For Robinson, this is creepily close to Singer’s previous devaluations of the disabled, especially if newborn. Singer’s utilitarian moral philosophy values people — and animals — for their power to think, be self-aware and experience pleasure. In 1979, for example, he wrote, “Human babies are not born self-aware, or capable of grasping that they exist over time. They are not persons.” Therefore, he reasoned, “the life of a newborn is of less value than the life of a pig, a dog, or a chimpanzee.”
Later, he defended the killing of disabled newborns based on how little pleasure they could be expected to experience. He argued that the prudent disposal of children be allowed for up to 30 days after birth — time enough to discover their defects. Other factors that might enter into Singer’s calculus: Would caring for a disabled child give the parents pleasure? Then let it live. On the other hand, if a couple killed their disabled child, might they then have another child with much more capacity to enjoy life? Then kill the disabled child.

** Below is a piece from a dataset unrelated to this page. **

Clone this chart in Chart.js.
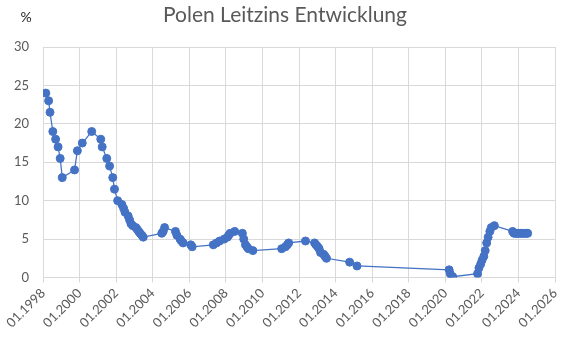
<!DOCTYPE html>
<html>
<head>
<meta charset="utf-8">
<script src="https://cdn.jsdelivr.net/npm/chart.js@4/dist/chart.umd.min.js"></script>
<style>
  html, body { margin: 0; padding: 0; background: #ffffff; }
  canvas { display: block; }
</style>
</head>
<body>
<canvas id="chart" width="568" height="338"></canvas>
<script>
// Chart text
const chartTitle = 'Polen Leitzins Entwicklung';
const unitLabel = '%';

// NBP reference rate: dates of decisions and the rate in percent
const changeDates = [
  '1998-02-26', '1998-04-23', '1998-05-21', '1998-07-16', '1998-09-10', '1998-10-29', '1998-12-10',
  '1999-01-21', '1999-09-23', '1999-11-18',
  '2000-02-24', '2000-08-31',
  '2001-02-28', '2001-03-29', '2001-06-28', '2001-08-23', '2001-10-25', '2001-11-29',
  '2002-01-31', '2002-04-25', '2002-05-30', '2002-06-27', '2002-08-29', '2002-09-26', '2002-10-24', '2002-11-28',
  '2003-01-30', '2003-02-27', '2003-03-27', '2003-04-24', '2003-05-29', '2003-06-26',
  '2004-06-30', '2004-07-29', '2004-08-26',
  '2005-03-31', '2005-04-28', '2005-06-30', '2005-07-28', '2005-08-31',
  '2006-01-31', '2006-02-28',
  '2007-04-26', '2007-06-28', '2007-08-30', '2007-11-29',
  '2008-01-31', '2008-02-28', '2008-03-27', '2008-06-26', '2008-11-27', '2008-12-24',
  '2009-01-28', '2009-02-26', '2009-03-26', '2009-06-25',
  '2011-01-20', '2011-04-06', '2011-05-12', '2011-06-09',
  '2012-05-10', '2012-11-08', '2012-12-06',
  '2013-01-10', '2013-02-07', '2013-03-07', '2013-05-09', '2013-06-06', '2013-07-04',
  '2014-10-09', '2015-03-05',
  '2020-03-18', '2020-04-09', '2020-05-29',
  '2021-10-07', '2021-11-04', '2021-12-09',
  '2022-01-05', '2022-02-09', '2022-03-09', '2022-04-07', '2022-05-06', '2022-06-09', '2022-07-08', '2022-09-08',
  '2023-09-07', '2023-10-05', '2023-11-09', '2023-12-07',
  '2024-01-04', '2024-02-08', '2024-03-07', '2024-04-04', '2024-05-09', '2024-06-05', '2024-07-04'
];
const rates = [
  24.0, 23.0, 21.5, 19.0, 18.0, 17.0, 15.5,
  13.0, 14.0, 16.5,
  17.5, 19.0,
  18.0, 17.0, 15.5, 14.5, 13.0, 11.5,
  10.0, 9.5, 9.0, 8.5, 8.0, 7.5, 7.0, 6.75,
  6.5, 6.25, 6.0, 5.75, 5.5, 5.25,
  5.75, 6.0, 6.5,
  6.0, 5.5, 5.0, 4.75, 4.5,
  4.25, 4.0,
  4.25, 4.5, 4.75, 5.0,
  5.25, 5.5, 5.75, 6.0, 5.75, 5.0,
  4.25, 4.0, 3.75, 3.5,
  3.75, 4.0, 4.25, 4.5,
  4.75, 4.5, 4.25,
  4.0, 3.75, 3.25, 3.0, 2.75, 2.5,
  2.0, 1.5,
  1.0, 0.5, 0.1,
  0.5, 1.25, 1.75,
  2.25, 2.75, 3.5, 4.5, 5.25, 6.0, 6.5, 6.75,
  6.0, 5.75, 5.75, 5.75,
  5.75, 5.75, 5.75, 5.75, 5.75, 5.75, 5.75
];

// Axis ranges and tick steps
const xFirstYear = 1998;
const xLastYear = 2026;
const xYearStep = 2;
const yMin = 0;
const yMax = 30;
const yStep = 5;

// Date string -> fractional year for the linear x axis
function toYearFraction(iso) {
  const [y, m, d] = iso.split('-').map(Number);
  const start = Date.UTC(y, 0, 1);
  const end = Date.UTC(y + 1, 0, 1);
  return y + (Date.UTC(y, m - 1, d) - start) / (end - start);
}

const points = changeDates.map((d, i) => ({ x: toYearFraction(d), y: rates[i] }));

const textColor = '#595959';
const gridColor = '#d9d9d9';
const seriesColor = '#4472c4';
const fontFamily = 'Lato, "Liberation Sans", sans-serif';

// Title and unit label drawn above the plot area
const headerText = {
  id: 'headerText',
  afterDraw(chart) {
    const ctx = chart.ctx;
    ctx.save();
    ctx.textBaseline = 'middle';
    ctx.textAlign = 'center';
    ctx.fillStyle = textColor;
    ctx.font = '21px ' + fontFamily;
    ctx.fillText(chartTitle, chart.width / 2 + 1, 15);
    ctx.fillStyle = '#262626';
    ctx.font = '14px ' + fontFamily;
    ctx.fillText(unitLabel, 26, 17);
    ctx.restore();
  }
};

new Chart(document.getElementById('chart'), {
  type: 'line',
  data: {
    datasets: [{
      data: points,
      borderColor: seriesColor,
      backgroundColor: seriesColor,
      borderWidth: 1.25,
      pointRadius: 4,
      pointBorderWidth: 1,
      pointBorderColor: seriesColor,
      pointBackgroundColor: seriesColor,
      tension: 0,
      fill: false
    }]
  },
  options: {
    responsive: false,
    animation: false,
    layout: { padding: { top: 47, right: 13, left: 0, bottom: 0 } },
    plugins: {
      legend: { display: false },
      title: { display: false },
      tooltip: { enabled: false }
    },
    scales: {
      x: {
        type: 'linear',
        min: xFirstYear,
        max: xLastYear,
        grid: { color: gridColor, drawTicks: true, tickLength: 5, tickColor: gridColor },
        border: { display: false },
        ticks: {
          stepSize: xYearStep,
          autoSkip: false,
          minRotation: 45,
          maxRotation: 45,
          padding: 3,
          color: textColor,
          font: { family: fontFamily, size: 13 },
          callback: v => '01.' + v
        },
        afterFit(scale) {
          scale.height = 60.5;
          scale.paddingLeft = 0;
          scale.paddingRight = 0;
        }
      },
      y: {
        min: yMin,
        max: yMax,
        grid: { color: gridColor, drawTicks: false },
        border: { display: false },
        ticks: {
          stepSize: yStep,
          padding: 14,
          color: textColor,
          font: { family: fontFamily, size: 13 }
        },
        afterFit(scale) {
          scale.width = 43;
        }
      }
    }
  },
  plugins: [headerText]
});
</script>
</body>
</html>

“This kind of stuff (repeated again and again),” Robinson added, “has led some disabled people to get the not unreasonable impression that Peter Singer, perhaps the world’s most prominent ethicist, would prefer it if they died.”
Groups such as Not Dead Yet opposed his hiring by Princeton University. Robinson says the problem goes beyond Princeton. He condemns utilitarians in general for being “meticulous and Spock-like in their deductions from premises. … Utilitarians constantly end up endorsing the moral necessity of an endless number of inhumane acts. It’s a terrible philosophy that leads to brutal and perverse conclusions and, at its worst, it turns you into Peter Singer.”
Robinson says The New York Times should never have run Singer and McMahan’s piece, attributing its action to stupidity or negligence. “Either way,” he concludes, “the continued presence of Peter Singer in national dialogue about disability shows just how far we have to go before people like D.J. will actually be granted their full humanity, by prosecutors and philosophers alike.”